═════ Dataset excerpts ═════

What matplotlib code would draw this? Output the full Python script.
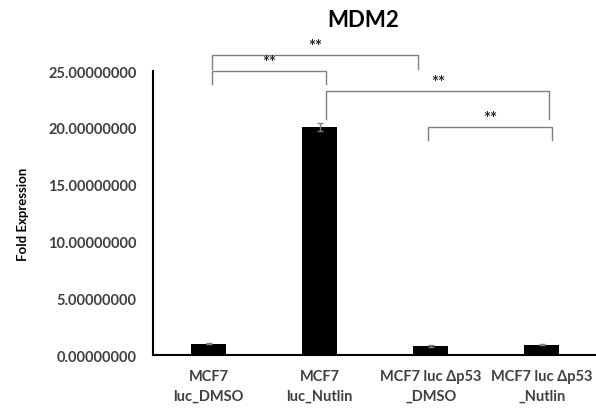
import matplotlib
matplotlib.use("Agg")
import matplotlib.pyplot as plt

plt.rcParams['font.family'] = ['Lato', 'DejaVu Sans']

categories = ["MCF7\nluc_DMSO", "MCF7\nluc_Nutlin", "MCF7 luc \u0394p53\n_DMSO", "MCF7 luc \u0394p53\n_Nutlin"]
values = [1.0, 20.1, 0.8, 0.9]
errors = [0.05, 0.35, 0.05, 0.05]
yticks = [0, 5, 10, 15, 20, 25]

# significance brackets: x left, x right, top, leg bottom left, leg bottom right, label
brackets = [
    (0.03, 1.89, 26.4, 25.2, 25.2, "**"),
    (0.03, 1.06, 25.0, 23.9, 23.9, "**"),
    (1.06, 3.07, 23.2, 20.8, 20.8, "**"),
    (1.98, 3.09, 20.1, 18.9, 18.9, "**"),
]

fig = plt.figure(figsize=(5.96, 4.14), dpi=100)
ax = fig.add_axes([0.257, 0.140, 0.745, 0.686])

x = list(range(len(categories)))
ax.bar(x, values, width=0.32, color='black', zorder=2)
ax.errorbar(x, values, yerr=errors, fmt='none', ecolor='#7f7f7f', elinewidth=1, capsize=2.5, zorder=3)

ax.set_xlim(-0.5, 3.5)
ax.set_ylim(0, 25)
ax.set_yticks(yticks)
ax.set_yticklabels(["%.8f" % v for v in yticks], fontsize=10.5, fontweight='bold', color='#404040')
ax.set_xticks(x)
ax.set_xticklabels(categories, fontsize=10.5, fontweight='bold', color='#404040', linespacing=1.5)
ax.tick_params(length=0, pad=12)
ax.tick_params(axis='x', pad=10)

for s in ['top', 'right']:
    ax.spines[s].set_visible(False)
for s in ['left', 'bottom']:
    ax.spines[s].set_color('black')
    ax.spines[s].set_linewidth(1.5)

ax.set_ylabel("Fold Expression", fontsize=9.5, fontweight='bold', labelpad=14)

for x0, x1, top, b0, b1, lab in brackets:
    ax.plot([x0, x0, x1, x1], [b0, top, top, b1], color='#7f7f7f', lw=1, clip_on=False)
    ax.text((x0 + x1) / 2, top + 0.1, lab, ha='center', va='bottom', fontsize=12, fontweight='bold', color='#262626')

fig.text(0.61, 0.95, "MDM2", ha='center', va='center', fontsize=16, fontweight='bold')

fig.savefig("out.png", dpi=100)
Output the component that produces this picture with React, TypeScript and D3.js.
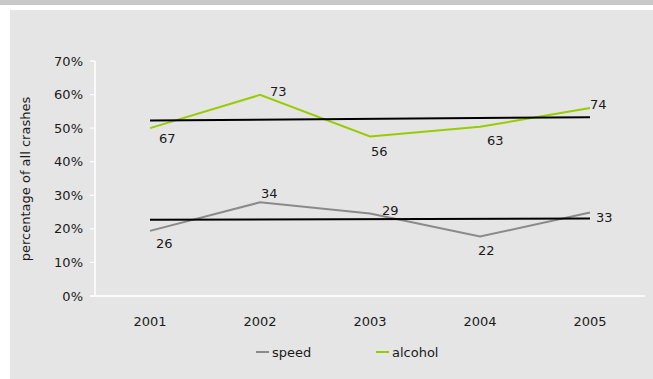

═════

Extract every line above containing the word "Output".

What matplotlib code would draw this? Output the full Python script.
Output the component that produces this picture with React, TypeScript and D3.js.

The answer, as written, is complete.